Order, Supreme Court, New York County (Charles E. Ramos, J.), entered September 27, 2004, which, to the extent appealed from as limited by the briefs, denied plaintiffs motion for summary judgment and granted defendant’s cross motion to dismiss the complaint, unanimously modified, on the law, to deny the cross motion and reinstate the complaint, and otherwise affirmed, without costs.
Pursuant to a credit and security agreement, plaintiff Chase Manhattan Bank lent third-party defendant Echo Productions $4,287,071 to finance the production of a feature-length motion picture entitled Looking for an Echo (the Project). Chase then purchased a contingent loss of revenue insurance policy (the Policy) from defendant New Hampshire Insurance Company for indemnification of any portion of the loan that was not repaid by the claim date.
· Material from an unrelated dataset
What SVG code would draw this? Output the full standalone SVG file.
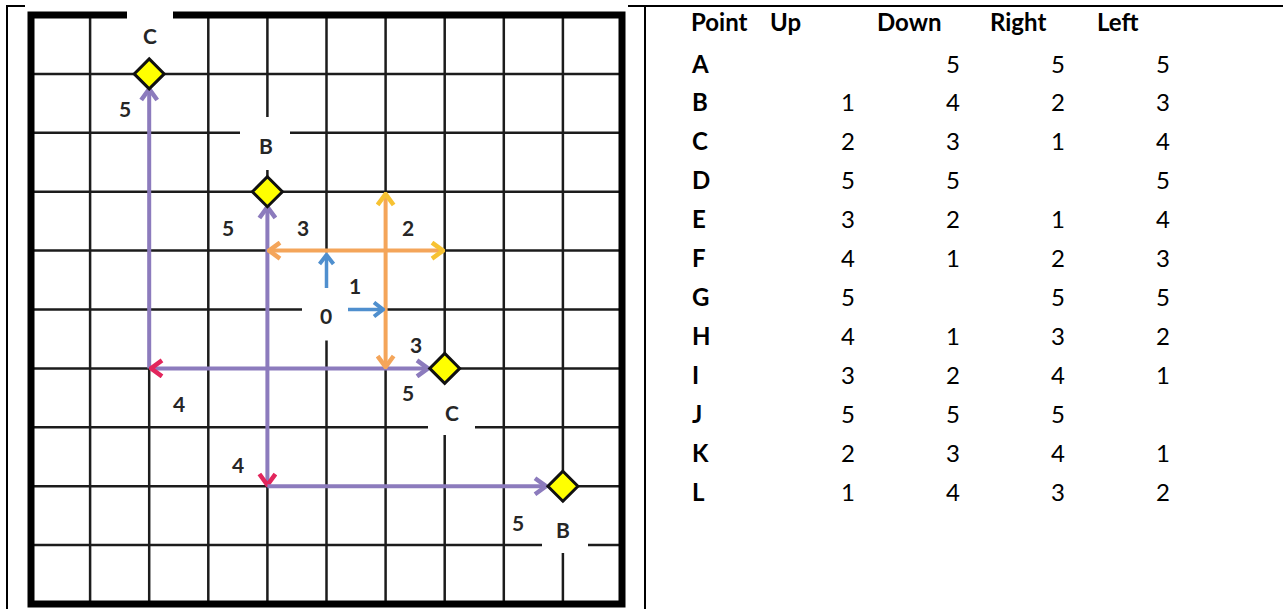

The “delivery date” of the Project, a condition precedent to making a claim, was originally set in the Interparty Agreement for December 1, 1998 and subsequently extended to March 1, 1999. The “claim date,” originally described in the Policy as “twelve months subsequent to the date of delivery of the Project,” was extended to January 1, 2000 “provided that delivery of the Project occurs prior to that *490date.” Under the Policy, the coverage period was 15 months following delivery of the Project or March 31, 2000, whichever came later.
Chase brought a timely written claim under the Policy, asserting that delivery, as defined in the Interparty Agreement, was completed by or prior to March 1, 1999. Defendant declined to pay the claim, maintaining that no delivery occurred and that the claim date had expired.
Pursuant to section 2.1 (a) of the Interparty Agreement, “delivery” of the Project was deemed to have occurred upon (and only upon) (1) the delivery of, or at least access to, certain “delivery items” to third-party defendant Arthur Kananack & Associates (AKA), Echo’s sales agent; and (2) AKA’s transmission of a certificate (the AKA certificate) to Chase verifying that delivery had occurred. In the alternative, section 2.1 (b) of the Interparty Agreement provided that the first commercial exploitation or exhibition of the Project (i.e., a public screening) would be deemed acceptance of delivery by AKA. In its complaint, Chase alleged, inter alia, that the issuance of the AKA certificate on March 1, 1999 confirmed that timely delivery had occurred pursuant to section 2.1 (a) of the Interparty Agreement and that alternatively, under section 2.1 (b), delivery should have been deemed delivered on November 10, 2000 when the film opened in movie theaters.
The motion court’s dismissal of the complaint, determining that delivery had not occurred, was in error. Since the film was screened, in relatively empty movie houses in November 2000, it is obvious that delivery did occur at some point. However, notwithstanding the March 1, 1999 AKA certificate, it is unclear when delivery actually occurred. If we construe the parties’ amendments to the Policy and Interparty Agreement to bar any claims made after January 1, 2000, as argued by defendant, the policy coverage period would be rendered meaningless. Mindful that a contract is to be construed so as to give effect to all of its provisions (Ruttenberg v Davidge Data Sys. Corp., 215 AD2d 191, 196 [1995]), we cannot resolve this apparent factual issue without extrinsic evidence as to the parties’ intention in modifying the Interparty Agreement. Without any reference to, for instance, an underwriter’s opinion or an affidavit from the drafter of the Interparty Agreement, defendant’s explanation of the parties’ intention is insufficient to warrant dismissal of the complaint. Under such circumstances, a factual issue is also raised as to whether defendant’s obligations were triggered.
The foregoing renders the parties’ remaining arguments academic, and we decline to reach them. Concur—Buckley, P.J., *491Tom, Saxe, Gonzalez and Malone, JJ. [See 4 Misc 3d 1026(A), 2004 NY Slip Op 51074(U) (2004).]